(MATERIAL PROVIDED):
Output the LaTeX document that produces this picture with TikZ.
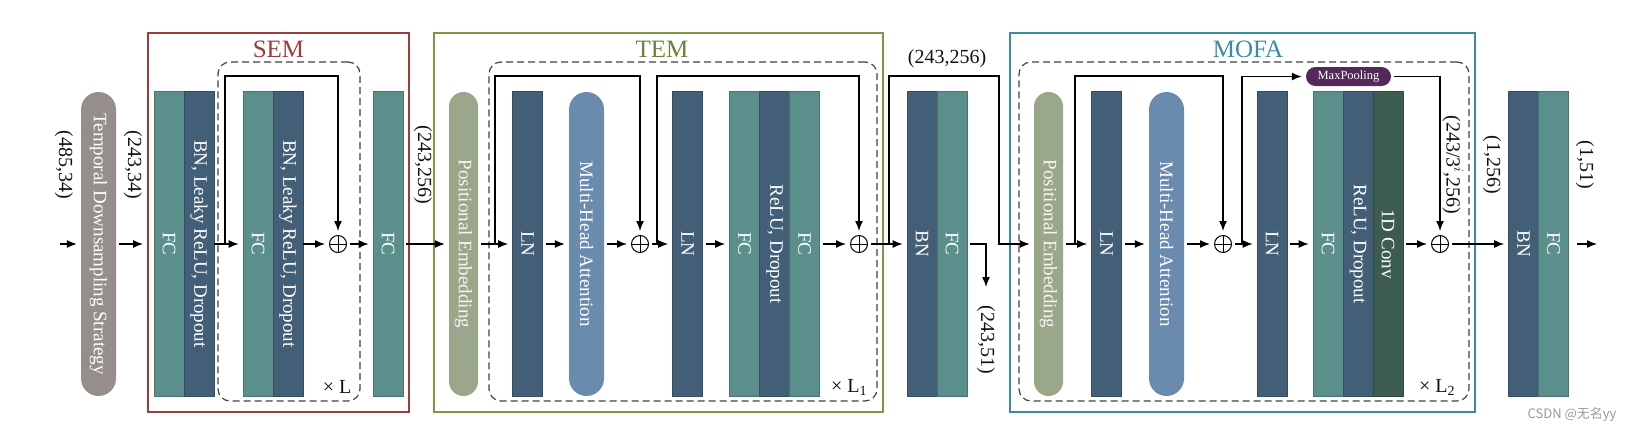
\documentclass[tikz,border=0pt]{standalone}
\usepackage{fontspec}
\setmainfont{Liberation Serif}
\newfontfamily\cjkfont{Noto Sans CJK SC}
\usepackage{graphicx}
\usetikzlibrary{arrows.meta}
\definecolor{ink}{HTML}{111111}
\definecolor{fcteal}{HTML}{5B8F8C}
\definecolor{bnblue}{HTML}{435F78}
\definecolor{mhablue}{HTML}{6A8AAE}
\definecolor{pegreen}{HTML}{9AA78B}
\definecolor{tdsgray}{HTML}{958E8B}
\definecolor{convgreen}{HTML}{3D5C50}
\definecolor{poolpurple}{HTML}{55285C}
\definecolor{semred}{HTML}{9B3D3A}
\definecolor{temgreen}{HTML}{7B9A45}
\definecolor{mofablue}{HTML}{3C8CA0}
\newcommand{\vtext}[1]{\rotatebox{-90}{#1}}

\begin{document}
\begin{tikzpicture}[x=1pt,y=-1pt,font=\fontsize{19}{22}\selectfont,text=ink,
  layer/.style={fill=#1,draw=#1!80!black,line width=0.6pt,minimum width=30pt,
    minimum height=305pt,inner sep=0pt,text=white},
  pill/.style={fill=#1,minimum width=35pt,minimum height=304pt,
    rounded corners=17.5pt,inner sep=0pt,text=white},
  frame/.style={draw=#1,line width=1.8pt,inner sep=0pt},
  stack/.style={draw=black!75,dash pattern=on 7pt off 4pt,line width=1.2pt,
    rounded corners=12pt,inner sep=0pt},
  title/.style={text=#1,font=\fontsize{25}{30}\selectfont},
  dim/.style={rotate=-90,font=\fontsize{20}{24}\selectfont},
  rep/.style={font=\fontsize{20}{24}\selectfont},
  add/.style={circle,draw,line width=1pt,minimum size=17pt,inner sep=0pt,
    path picture={\draw[line width=1pt]
      (path picture bounding box.north) -- (path picture bounding box.south)
      (path picture bounding box.west) -- (path picture bounding box.east);}},
  flow/.style={-{Latex[length=10pt,width=8pt]},line width=1.4pt,
    shorten >=4pt,shorten <=3pt}]
  \useasboundingbox (0,0) rectangle (1633,432);

  % module frames
  \node[frame=semred,minimum width=261pt,minimum height=379pt] (sem) at (278.5,222.5) {};
  \node[frame=temgreen,minimum width=449pt,minimum height=379pt] (tem) at (658.5,222.5) {};
  \node[frame=mofablue,minimum width=465pt,minimum height=379pt] (mofa) at (1242.5,222.5) {};
  \node[title=semred] (semlbl) at (278.5,49) {SEM};
  \node[title=temgreen!85!black] (temlbl) at (662,49) {TEM};
  \node[title=mofablue] (mofalbl) at (1248,49) {MOFA};

  % repeated parts
  \node[stack,minimum width=142pt,minimum height=339pt] (semrep) at (289,231.5) {};
  \node[stack,minimum width=388pt,minimum height=339pt] (temrep) at (683,231.5) {};
  \node[stack,minimum width=450pt,minimum height=339pt] (mofarep) at (1244,231.5) {};
  \node[rep] (semx) at (337,387) {× L};
  \node[rep] (temx) at (849,387) {× L\textsubscript{1}};
  \node[rep] (mofax) at (1437,387) {× L\textsubscript{2}};

  % layers
  \node[pill=tdsgray] (tds) at (98.5,244) {\vtext{Temporal Downsampling Strategy}};

  \node[layer=fcteal] (fca) at (169,244) {\vtext{FC}};
  \node[layer=bnblue] (bna) at (199,244) {\vtext{BN, Leaky ReLU, Dropout}};
  \node[layer=fcteal] (fcb) at (258,244) {\vtext{FC}};
  \node[layer=bnblue] (bnb) at (288,244) {\vtext{BN, Leaky ReLU, Dropout}};
  \node[add] (adda) at (338,244) {};
  \node[layer=fcteal] (fcc) at (388,244) {\vtext{FC}};

  \node[pill=pegreen,minimum width=29pt,rounded corners=14.5pt,text=white!90!pegreen]
    (pea) at (463.5,244) {\vtext{Positional Embedding}};
  \node[layer=bnblue] (lna) at (527.5,244) {\vtext{LN}};
  \node[pill=mhablue] (mhaa) at (586.5,244) {\vtext{Multi-Head Attention}};
  \node[add] (addb) at (640,244) {};
  \node[layer=bnblue] (lnb) at (687.5,244) {\vtext{LN}};
  \node[layer=fcteal] (fcd) at (744.5,244) {\vtext{FC}};
  \node[layer=bnblue] (rda) at (774.5,244) {\vtext{ReLU, Dropout}};
  \node[layer=fcteal] (fce) at (804.5,244) {\vtext{FC}};
  \node[add] (addc) at (859,244) {};

  \node[layer=bnblue] (bnc) at (922,244) {\vtext{BN}};
  \node[layer=fcteal] (fcf) at (952,244) {\vtext{FC}};

  \node[pill=pegreen,minimum width=29pt,rounded corners=14.5pt,text=white!90!pegreen]
    (peb) at (1048.5,244) {\vtext{Positional Embedding}};
  \node[layer=bnblue] (lnc) at (1106.5,244) {\vtext{LN}};
  \node[pill=mhablue] (mhab) at (1166.5,244) {\vtext{Multi-Head Attention}};
  \node[add] (addd) at (1223,244) {};
  \node[layer=bnblue] (lnd) at (1272,244) {\vtext{LN}};
  \node[layer=fcteal] (fcg) at (1328,244) {\vtext{FC}};
  \node[layer=bnblue] (rdb) at (1358,244) {\vtext{ReLU, Dropout}};
  \node[layer=convgreen] (conv) at (1388,244) {\vtext{1D Conv}};
  \node[fill=poolpurple,text=white,minimum width=85pt,minimum height=19pt,
    rounded corners=9.5pt,inner sep=0pt,font=\fontsize{12.5}{14}\selectfont]
    (pool) at (1348.5,76.5) {MaxPooling};
  \node[add] (adde) at (1440,244) {};

  \node[layer=bnblue] (bnd) at (1523.5,244) {\vtext{BN}};
  \node[layer=fcteal] (fch) at (1553.5,244) {\vtext{FC}};

  % shapes
  \node[dim] (dtds) at (64,165) {(485,34)};
  \node[dim] (dsem) at (133,165) {(243,34)};
  \node[dim] (dtem) at (423,165) {(243,256)};
  \node[font=\fontsize{20}{24}\selectfont] (dskip) at (947,59) {(243,256)};
  \node[dim] (dsel) at (986,340) {(243,51)};
  \node[dim] (dpool) at (1453,165) {(243/3$^i$,256)};
  \node[dim] (dmofa) at (1492,165) {(1,256)};
  \node[dim] (dout) at (1585,165) {(1,51)};

  % connectors
  \coordinate (in) at (60,244);
  \coordinate (out) at (1597,244);
  \coordinate (sela) at (986,287);
  \coordinate (sa) at (225,244);
  \coordinate (sb) at (495,244);
  \coordinate (sc) at (657,244);
  \coordinate (sd) at (889,244);
  \coordinate (se) at (999,244);
  \coordinate (sf) at (1075,244);
  \coordinate (sg) at (1242,244);

  \draw[flow,shorten <=0pt] (in) -- (tds.west);
  \draw[flow] (tds.east) -- (tds.east -| sem.west);
  \draw[flow,shorten <=0pt] (bna.east) -- (fcb.west);
  \draw[flow,shorten <=0pt] (sa) -- ++(0,-168) -| (adda.north);
  \draw[flow,shorten <=0pt] (bnb.east) -- (adda.west);
  \draw[flow] (adda.east) -- (fcc.west);
  \draw[flow] (fcc.east) -- (pea.west);

  \draw[flow] (pea.east) -- (lna.west);
  \draw[flow,shorten <=0pt] (sb) -- ++(0,-168) -| (addb.north);
  \draw[flow] (lna.east) -- (mhaa.west);
  \draw[flow] (mhaa.east) -- (addb.west);
  \draw[flow] (addb.east) -- (lnb.west);
  \draw[flow,shorten <=0pt] (sc) -- ++(0,-168) -| (addc.north);
  \draw[flow] (lnb.east) -- (fcd.west);
  \draw[flow] (fce.east) -- (addc.west);
  \draw[flow] (addc.east) -- (bnc.west);

  \draw[flow,shorten >=0pt] (fcf.east) -| (sela);
  \draw[flow,shorten <=0pt] (sd) -- ++(0,-168) -| (se) -- (peb.west);

  \draw[flow] (peb.east) -- (lnc.west);
  \draw[flow,shorten <=0pt] (sf) -- ++(0,-168) -| (addd.north);
  \draw[flow] (lnc.east) -- (mhab.west);
  \draw[flow] (mhab.east) -- (addd.west);
  \draw[flow] (addd.east) -- (lnd.west);
  \draw[flow,shorten <=0pt] (sg) |- (pool.west);
  \draw[flow] (pool.east) -| (adde.north);
  \draw[flow] (lnd.east) -- (fcg.west);
  \draw[flow] (conv.east) -- (adde.west);
  \draw[flow] (adde.east) -- (bnd.west);
  \draw[flow,shorten >=0pt,shorten <=8pt] (fch.east) -- (out);

  \node[font=\cjkfont\fontsize{13}{15}\selectfont,text=black!40] (mark) at (1572,415)
    {CSDN @无名yy};
\end{tikzpicture}
\end{document}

(AIM OF THE EXERCISE): Reproduce exactly the run of lines that opens the listing and closes with the line holding "(0,0) rectangle (1633,432);". Pictures are excluded.

(RESPONSE TO THE TASK):
Output the LaTeX document that produces this picture with TikZ.
\documentclass[tikz,border=0pt]{standalone}
\usepackage{fontspec}
\setmainfont{Liberation Serif}
\newfontfamily\cjkfont{Noto Sans CJK SC}
\usepackage{graphicx}
\usetikzlibrary{arrows.meta}
\definecolor{ink}{HTML}{111111}
\definecolor{fcteal}{HTML}{5B8F8C}
\definecolor{bnblue}{HTML}{435F78}
\definecolor{mhablue}{HTML}{6A8AAE}
\definecolor{pegreen}{HTML}{9AA78B}
\definecolor{tdsgray}{HTML}{958E8B}
\definecolor{convgreen}{HTML}{3D5C50}
\definecolor{poolpurple}{HTML}{55285C}
\definecolor{semred}{HTML}{9B3D3A}
\definecolor{temgreen}{HTML}{7B9A45}
\definecolor{mofablue}{HTML}{3C8CA0}
\newcommand{\vtext}[1]{\rotatebox{-90}{#1}}

\begin{document}
\begin{tikzpicture}[x=1pt,y=-1pt,font=\fontsize{19}{22}\selectfont,text=ink,
  layer/.style={fill=#1,draw=#1!80!black,line width=0.6pt,minimum width=30pt,
    minimum height=305pt,inner sep=0pt,text=white},
  pill/.style={fill=#1,minimum width=35pt,minimum height=304pt,
    rounded corners=17.5pt,inner sep=0pt,text=white},
  frame/.style={draw=#1,line width=1.8pt,inner sep=0pt},
  stack/.style={draw=black!75,dash pattern=on 7pt off 4pt,line width=1.2pt,
    rounded corners=12pt,inner sep=0pt},
  title/.style={text=#1,font=\fontsize{25}{30}\selectfont},
  dim/.style={rotate=-90,font=\fontsize{20}{24}\selectfont},
  rep/.style={font=\fontsize{20}{24}\selectfont},
  add/.style={circle,draw,line width=1pt,minimum size=17pt,inner sep=0pt,
    path picture={\draw[line width=1pt]
      (path picture bounding box.north) -- (path picture bounding box.south)
      (path picture bounding box.west) -- (path picture bounding box.east);}},
  flow/.style={-{Latex[length=10pt,width=8pt]},line width=1.4pt,
    shorten >=4pt,shorten <=3pt}]
  \useasboundingbox (0,0) rectangle (1633,432);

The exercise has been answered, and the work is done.